Aim of the exercise =>
Find and copy each line of the records where the string "this" shows up.

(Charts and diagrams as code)

START

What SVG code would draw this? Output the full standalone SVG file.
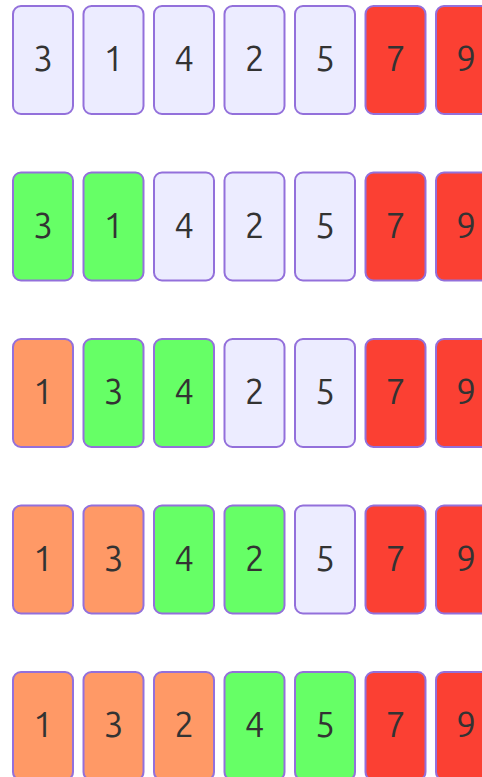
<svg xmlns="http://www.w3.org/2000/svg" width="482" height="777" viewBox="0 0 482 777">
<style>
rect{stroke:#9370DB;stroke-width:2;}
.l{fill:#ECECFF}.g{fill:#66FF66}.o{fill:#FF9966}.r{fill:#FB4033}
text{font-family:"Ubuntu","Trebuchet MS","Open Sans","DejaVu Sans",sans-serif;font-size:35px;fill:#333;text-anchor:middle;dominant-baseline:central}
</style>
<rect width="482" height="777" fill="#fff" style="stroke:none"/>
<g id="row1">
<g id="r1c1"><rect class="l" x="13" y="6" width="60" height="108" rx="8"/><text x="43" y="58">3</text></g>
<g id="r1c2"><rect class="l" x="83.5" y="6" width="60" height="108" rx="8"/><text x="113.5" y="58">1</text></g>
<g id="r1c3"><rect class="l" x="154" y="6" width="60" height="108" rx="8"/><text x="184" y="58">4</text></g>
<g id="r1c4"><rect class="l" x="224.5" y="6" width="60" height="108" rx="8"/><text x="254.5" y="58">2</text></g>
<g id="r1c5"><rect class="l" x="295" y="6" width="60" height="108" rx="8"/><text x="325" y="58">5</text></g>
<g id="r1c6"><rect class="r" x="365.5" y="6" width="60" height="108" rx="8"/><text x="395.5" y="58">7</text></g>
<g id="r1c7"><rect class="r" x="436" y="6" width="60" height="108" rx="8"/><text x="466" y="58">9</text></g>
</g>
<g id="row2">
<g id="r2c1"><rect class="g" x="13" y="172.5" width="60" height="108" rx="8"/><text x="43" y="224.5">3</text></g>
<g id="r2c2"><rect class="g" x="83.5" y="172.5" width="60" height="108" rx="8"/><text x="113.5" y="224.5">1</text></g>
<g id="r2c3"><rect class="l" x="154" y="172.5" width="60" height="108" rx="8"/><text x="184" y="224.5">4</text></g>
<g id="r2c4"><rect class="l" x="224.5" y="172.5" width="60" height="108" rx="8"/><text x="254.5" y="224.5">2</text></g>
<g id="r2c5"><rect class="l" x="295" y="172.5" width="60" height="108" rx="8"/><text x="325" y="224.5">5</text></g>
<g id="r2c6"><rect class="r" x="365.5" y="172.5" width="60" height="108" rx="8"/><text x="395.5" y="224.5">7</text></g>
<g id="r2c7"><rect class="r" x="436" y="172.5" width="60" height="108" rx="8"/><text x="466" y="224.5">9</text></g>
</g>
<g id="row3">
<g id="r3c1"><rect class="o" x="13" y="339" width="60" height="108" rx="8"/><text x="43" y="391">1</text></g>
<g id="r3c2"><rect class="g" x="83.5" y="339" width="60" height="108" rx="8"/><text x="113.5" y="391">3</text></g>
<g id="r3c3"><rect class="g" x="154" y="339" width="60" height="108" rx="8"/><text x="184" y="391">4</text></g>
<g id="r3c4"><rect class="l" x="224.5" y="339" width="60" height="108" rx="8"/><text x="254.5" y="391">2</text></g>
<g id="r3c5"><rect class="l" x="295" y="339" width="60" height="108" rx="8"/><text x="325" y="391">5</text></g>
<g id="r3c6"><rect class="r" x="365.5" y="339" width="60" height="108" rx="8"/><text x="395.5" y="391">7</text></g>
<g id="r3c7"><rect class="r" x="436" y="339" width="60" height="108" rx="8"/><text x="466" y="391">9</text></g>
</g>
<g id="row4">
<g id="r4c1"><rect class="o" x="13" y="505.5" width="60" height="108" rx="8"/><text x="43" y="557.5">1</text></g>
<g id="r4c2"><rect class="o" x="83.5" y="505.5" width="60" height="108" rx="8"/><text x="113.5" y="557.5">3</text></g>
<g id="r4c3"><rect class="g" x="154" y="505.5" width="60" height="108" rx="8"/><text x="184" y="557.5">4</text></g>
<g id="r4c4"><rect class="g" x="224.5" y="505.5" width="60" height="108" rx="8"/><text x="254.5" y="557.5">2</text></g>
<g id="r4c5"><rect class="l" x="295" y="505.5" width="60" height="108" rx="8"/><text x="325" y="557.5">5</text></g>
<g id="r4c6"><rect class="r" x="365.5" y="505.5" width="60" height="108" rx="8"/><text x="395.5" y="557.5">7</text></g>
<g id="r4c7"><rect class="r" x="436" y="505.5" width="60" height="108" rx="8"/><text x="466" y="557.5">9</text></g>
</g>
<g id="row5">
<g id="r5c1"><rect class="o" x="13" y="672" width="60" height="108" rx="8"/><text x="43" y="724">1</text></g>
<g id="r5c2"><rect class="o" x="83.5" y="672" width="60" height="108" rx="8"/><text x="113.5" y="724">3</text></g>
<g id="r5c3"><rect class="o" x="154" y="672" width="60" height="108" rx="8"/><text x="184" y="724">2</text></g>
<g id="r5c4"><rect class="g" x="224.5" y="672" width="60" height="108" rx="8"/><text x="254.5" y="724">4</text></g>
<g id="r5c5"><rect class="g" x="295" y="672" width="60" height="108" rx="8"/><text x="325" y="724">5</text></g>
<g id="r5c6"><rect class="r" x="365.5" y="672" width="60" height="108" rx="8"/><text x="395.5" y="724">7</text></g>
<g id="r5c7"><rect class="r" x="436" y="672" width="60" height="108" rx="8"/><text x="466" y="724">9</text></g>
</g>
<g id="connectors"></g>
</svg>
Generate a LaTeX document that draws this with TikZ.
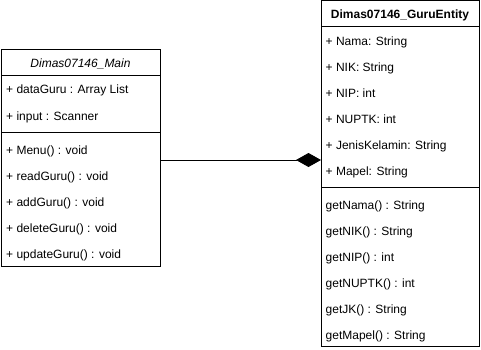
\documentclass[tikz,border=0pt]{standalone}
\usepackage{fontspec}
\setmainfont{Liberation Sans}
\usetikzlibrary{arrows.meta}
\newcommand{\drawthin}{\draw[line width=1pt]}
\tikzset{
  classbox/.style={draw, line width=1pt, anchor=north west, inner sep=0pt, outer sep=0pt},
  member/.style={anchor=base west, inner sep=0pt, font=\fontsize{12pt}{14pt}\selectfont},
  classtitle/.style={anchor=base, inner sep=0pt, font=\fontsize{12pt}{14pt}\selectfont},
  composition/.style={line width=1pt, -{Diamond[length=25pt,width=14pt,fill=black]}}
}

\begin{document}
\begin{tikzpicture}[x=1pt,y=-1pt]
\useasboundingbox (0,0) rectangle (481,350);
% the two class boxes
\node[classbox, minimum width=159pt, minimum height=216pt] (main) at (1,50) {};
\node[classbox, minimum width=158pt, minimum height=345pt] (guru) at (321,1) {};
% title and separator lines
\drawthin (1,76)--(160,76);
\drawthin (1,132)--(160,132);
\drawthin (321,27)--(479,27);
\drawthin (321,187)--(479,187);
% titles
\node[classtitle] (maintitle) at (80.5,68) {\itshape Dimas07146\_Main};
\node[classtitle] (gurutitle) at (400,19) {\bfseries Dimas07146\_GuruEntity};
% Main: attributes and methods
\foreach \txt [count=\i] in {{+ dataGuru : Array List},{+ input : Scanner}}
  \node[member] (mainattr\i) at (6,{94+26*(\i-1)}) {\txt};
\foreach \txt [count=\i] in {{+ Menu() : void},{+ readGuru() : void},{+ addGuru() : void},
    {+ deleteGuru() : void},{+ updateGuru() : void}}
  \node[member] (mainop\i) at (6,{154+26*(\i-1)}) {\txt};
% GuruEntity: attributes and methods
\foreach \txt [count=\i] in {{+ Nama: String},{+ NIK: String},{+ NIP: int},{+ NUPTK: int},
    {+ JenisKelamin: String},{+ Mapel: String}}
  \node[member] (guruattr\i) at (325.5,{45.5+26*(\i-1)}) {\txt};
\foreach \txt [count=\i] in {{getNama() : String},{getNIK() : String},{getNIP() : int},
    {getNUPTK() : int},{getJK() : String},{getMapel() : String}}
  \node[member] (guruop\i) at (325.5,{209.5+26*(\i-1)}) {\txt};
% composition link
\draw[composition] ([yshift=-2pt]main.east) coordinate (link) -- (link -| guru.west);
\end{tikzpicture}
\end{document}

END

Expected answer =>
What SVG code would draw this? Output the full standalone SVG file.
Generate a LaTeX document that draws this with TikZ.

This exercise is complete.